La cuisine du 52...



Notre maison était située sur les hauteurs de la ville à deux kilomètres environ du magasin, enfant et dès que j'ai pu me déplacer seul j'allais passer mon temps libre dans ce magasin situé sur les quais.

Déjà le trajet était vachement agréable même sous la pluie, descendre la côte virer à gauche c'est la gare avec ses taxis et ses bars, ensuite la criée au poisson et les mouettes bavardes, je longe le port de Commerce toujours côté quai, il s'agit de regarder l'activité des bateaux, les hommes de charge, je laisse la banque de France sur ma gauche déjà je vois le pont tournant,  traverser la rue face au cinéma bien évidemment je regarde les grandes affiches, le programme... c'est bon, je suis arrivé. 

Ma mère et sa soeur sont derrière le comptoir, Paulette la vendeuse affiche les tarifs ou approvisionne une étagère

Je pousse une porte au fond du magasin et descends quatre marches, je suis dans la cuisine.

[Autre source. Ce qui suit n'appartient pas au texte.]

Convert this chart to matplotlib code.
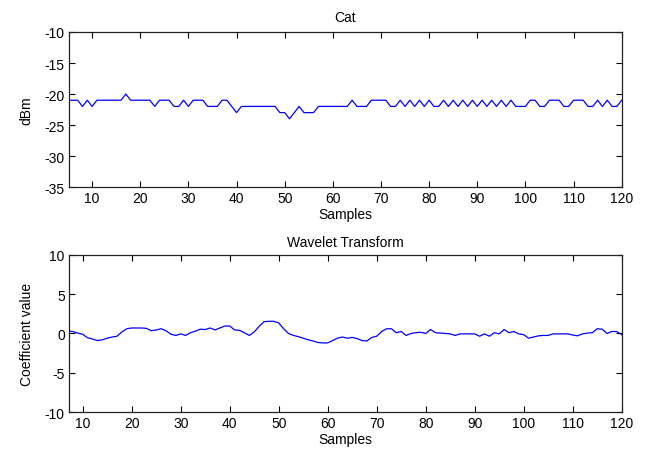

La cuisine du 52 est un lieu absolument extraordinaire, de toute ma vie je n'ai jamais connu une pièce aussi mal foutue !

Extraordinaire lieu de vie, c'est la cuisine de ma tante et de mon oncle et puis c'est un peu un bureau pour recevoir les représentants et puis les jours d'ouverture c'est à dire chaque jour de la semaine à l'exception du dimanche après-midi,  sauf l'été, c'est l'endroit où les employés des deux commerces soit un magasin de souvenirs et un atelier de coiffure* font leurs pauses, avec la lingère qui est là deux jours par semaine, une couturière un après-midi par semaine, la femme de ménage deux jours par semaine + deux apprenti(e)s.

Sauf que la cuisine est toute petite et très mal foutue, c'est un triangle en fait... jamais vu ça ailleurs. Alors nécessairement pour les pauses il y a roulement... et quand je suis là et bien je reste avec eux après être allé chercher les croissants et les pains au chocolat que ma tante offrait toujours avec du café brûlant, je reste avec eux et j'écoute j'observe c'est top, ça parle mode, chanteur à la mode y a de toutes jeunes femmes de tous jeunes hommes ça rigole pendant un quart d'heure et puis hop, deux trois autres arrivent et remplacent les premiers, ça s'invective j'adore.

C'est dans la cuisine que mon oncle et ma tante comptent la caisse après le repas du soir, moment sacré, ils ferment la porte qui donne sur la cour derrière avec un lourd panneau de bois, ferment le volet en bois de la fenêtre... ils sortent une liasse de billets chacun la sienne, très peu de chèques pas encore de carte bancaire et un petit seau de monnaie et chacun compte son trésor, moi c'est les pièces je fais des colonnes avec les pièces de 5, de 1 Franc, et de cinquante centimes les pièces jaunes on s'en fout... je vole parfois deux ou trois pièces de 5 francs... j'adore faire la caisse, parfois l'oncle et la tante se tirent la bourre "cette semaine j'ai quand même fait mieux que toi"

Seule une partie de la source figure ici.